Positives: Very cool and hip. Plus, it’s inexpensive or free (iMovie comes standard on Mac, while Windows Movie Maker is free for PC users). Being able to include your audio and video with your photos is super neat, too.
Negatives: It’s all digital. You can’t hold something in your hands, which bothers some people. It can also be very time-intensive. A three-minute video can take several hours to create, especially if you have no idea what you’re doing! Of course, that learning curve flattens out over time.

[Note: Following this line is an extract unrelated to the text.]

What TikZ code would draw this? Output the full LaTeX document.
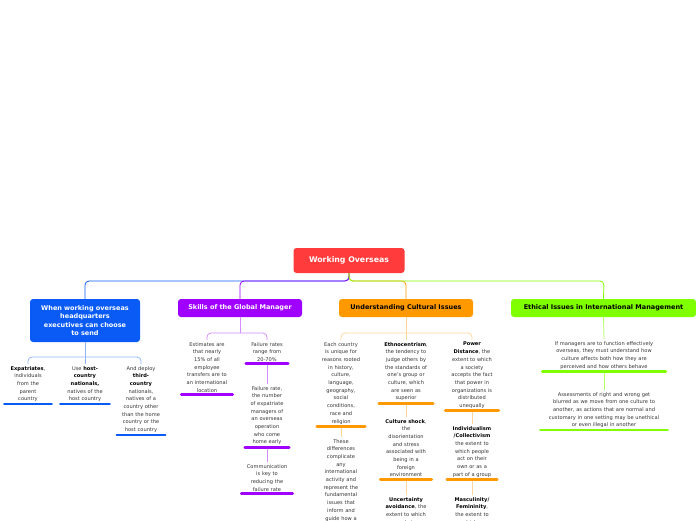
\documentclass[tikz,border=0pt]{standalone}
\usepackage{fontspec}
\setmainfont{DejaVu Sans}
\usetikzlibrary{positioning}
\definecolor{rootred}{HTML}{FF3B3B}
\definecolor{mblue}{HTML}{0A5BF5}
\definecolor{mpurple}{HTML}{A000FF}
\definecolor{morange}{HTML}{FF9900}
\definecolor{mgreen}{HTML}{80FF00}
\definecolor{txt}{HTML}{333333}
\tikzset{
  main/.style={rounded corners=3pt,text=white,font=\fontsize{6.5}{8.5}\selectfont\bfseries,
    align=center,inner xsep=5pt,inner ysep=4pt},
  leaf/.style={anchor=north,align=center,text=txt,inner xsep=4pt,inner ysep=2pt,
    font=\fontsize{5.1}{7.7}\selectfont},
  bar/.style={line width=2.6pt,line cap=round},
  link/.style={line width=0.8pt,rounded corners=4pt},
}
\newcommand\leafbar[2]{\draw[bar,#2] ([xshift=1.5pt]#1.south west) -- ([xshift=-1.5pt]#1.south east);}

\begin{document}
\begin{tikzpicture}[x=1pt,y=-1pt]
    \useasboundingbox (0,0) rectangle (696,520);

    % root and main topics
    \node[main,fill=rootred,font=\fontsize{7.8}{9}\selectfont\bfseries,minimum width=111pt,minimum height=25pt] (root) at (349,260.5) {Working Overseas};
    \node[main,fill=mblue,text width=100pt,minimum height=43pt] (send) at (85,320.5) {When working overseas\\headquarters\\executives can choose\\to send};
    \node[main,fill=mpurple,minimum width=124pt,minimum height=18pt] (skills) at (240,308) {Skills of the Global Manager};
    \node[main,fill=morange,text=black,minimum width=134pt,minimum height=18pt] (culture) at (406,308) {Understanding Cultural Issues};
    \node[main,fill=mgreen,text=black,minimum width=185pt,minimum height=18pt] (ethics) at (603.5,308) {Ethical Issues in International Management};

    \draw[link,mblue] (root.south) |- (85,281) -- (send.north);
    \draw[link,mpurple] (root.south) |- (240,281) -- (skills.north);
    \draw[link,morange] (root.south) |- (406,281) -- (culture.north);
    \draw[link,mgreen] (root.south) |- (604,281) -- (ethics.north);

    % headquarters choices
    \node[leaf,text width=42pt] (expat) at (28,364) {\textbf{\color{black}Expatriates}, individuals\\from the\\parent\\country};
    \node[leaf,text width=44pt] (host) at (85,364) {Use \textbf{\color{black}host-\\country\\nationals,}\\natives of the\\host country};
    \node[leaf,text width=43pt] (third) at (141,364) {And deploy\\\textbf{\color{black}third-\\country}\\nationals,\\natives of a\\country other\\than the home\\country or the\\host country};
    \draw[link,mblue!45] (send.south) -- (85,357);
    \draw[link,mblue!45] (expat.north) |- (85,357) -| (third.north);
    \draw[link,mblue!45] (85,357) -- (host.north);
    \foreach \n in {expat,host,third} {\leafbar{\n}{mblue}}

    % global manager
    \node[leaf,text width=46pt] (estim) at (207,340) {Estimates are\\that nearly\\15\% of all\\employee\\transfers are to\\an international\\location};
    \node[leaf,text width=37pt] (rates) at (267,340) {Failure rates\\range from\\20-70\%};
    \node[leaf,text width=39pt] (frate) at (267,384) {Failure rate,\\the number\\of expatriate\\managers of\\an overseas\\operation\\who come\\home early};
    \node[leaf,text width=46pt] (comm) at (267,462) {Communication\\is key to\\reducing the\\failure rate};
    \draw[link,mpurple!45] (skills.south) -- (240,333);
    \draw[link,mpurple!45] (estim.north) |- (240,333) -| (rates.north);
    \draw[link,mpurple!45] (rates.south) -- (frate.north);
    \draw[link,mpurple!45] (frate.south) -- (comm.north);
    \foreach \n in {estim,rates,frate,comm} {\leafbar{\n}{mpurple}}

    % cultural issues
    \node[leaf,text width=43pt] (unique) at (341,340) {Each country\\is unique for\\reasons rooted\\in history,\\culture,\\language,\\geography,\\social\\conditions,\\race and\\religion};
    \node[leaf,text width=43pt] (differ) at (341,437) {These\\differences\\complicate\\any\\international\\activity and\\represent the\\fundamental\\issues that\\inform and\\guide how a\\company\\should};
    \node[leaf,text width=49pt] (ethno) at (406,340) {\textbf{\color{black}Ethnocentrism},\\the tendency to\\judge others by\\the standards of\\one's group or\\culture, which\\are seen as\\superior};
    \node[leaf,text width=46pt] (shock) at (406,417) {\textbf{\color{black}Culture shock},\\the\\disorientation\\and stress\\associated with\\being in a\\foreign\\environment};
    \node[leaf,text width=46pt] (uncert) at (406,495) {\textbf{\color{black}Uncertainty\\avoidance}, the\\extent to which\\people in a};
    \node[leaf,text width=48pt] (power) at (472,340) {\textbf{\color{black}Power\\Distance}, the\\extent to which\\a society\\accepts the fact\\that power in\\organizations is\\distributed\\unequally};
    \node[leaf,text width=45pt] (indiv) at (472,424) {\textbf{\color{black}Individualism\\/Collectivism}\\the extent to\\which people\\act on their\\own or as a\\part of a group};
    \node[leaf,text width=45pt] (masc) at (472,495) {\textbf{\color{black}Masculinity/\\Femininity},\\the extent to\\which a};
    \draw[link,morange!40] (culture.south) -- (406,333);
    \draw[link,morange!40] (unique.north) |- (406,333) -| (power.north);
    \draw[link,morange!40] (406,333) -- (ethno.north);
    \draw[link,morange!40] (unique.south) -- (differ.north);
    \draw[link,morange!40] (ethno.south) -- (shock.north);
    \draw[link,morange!40] (shock.south) -- (uncert.north);
    \draw[link,morange!40] (power.south) -- (indiv.north);
    \draw[link,morange!40] (indiv.south) -- (masc.north);
    \foreach \n in {unique,ethno,shock,power,indiv} {\leafbar{\n}{morange}}

    % ethical issues
    \node[leaf,text width=118pt] (effect) at (604,339) {If managers are to function effectively\\overseas, they must understand how\\culture affects both how they are\\perceived and how others behave};
    \node[leaf,text width=122pt] (assess) at (604,390) {Assessments of right and wrong get\\blurred as we move from one culture to\\another, as actions that are normal and\\customary in one setting may be unethical\\or even illegal in another};
    \draw[link,mgreen!60] (ethics.south) -- (effect.north);
    \draw[link,mgreen!60] (effect.south) -- (assess.north);
    \foreach \n in {effect,assess} {\leafbar{\n}{mgreen}}
\end{tikzpicture}
\end{document}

Shareability: High! Upload to Youtube and email the link to your friends and family, or burn a copy to a DVD and send to Grandma and Grandpa.
5. Static Slideshow.
Want the ultimate in low-stress memory-keeping? Transfer all your photos to an SD card and view them via a digital photo frame. Prop it on the kitchen counter or send it to the office with Mom or Dad to keep those memories of St. Thomas close at hand!
Positives: Easy. SUPER-easy. You can even add audio if you want but make sure your digital photo frame supports it (this one does).
Negatives: Digital photo frames can be pricey (from about $20 to $100 or more). With frames, you often get exactly what you pay for, so don’t try to low-ball it if this is Granny’s one and only Christmas gift. Also, there’s no real opportunity to add context or stories to the photos, so they’re just one part of the vacation’s memory (but this method can work very well in conjunction with some of the other ideas above!).
Shareability: High! Copy your photos to an extra SD card. Just make sure whoever you share your photos with has a frame that supports the same card as you have.
Now you’ve got a wealth of ideas for your family vacation photos, all of which will show off your memories in style.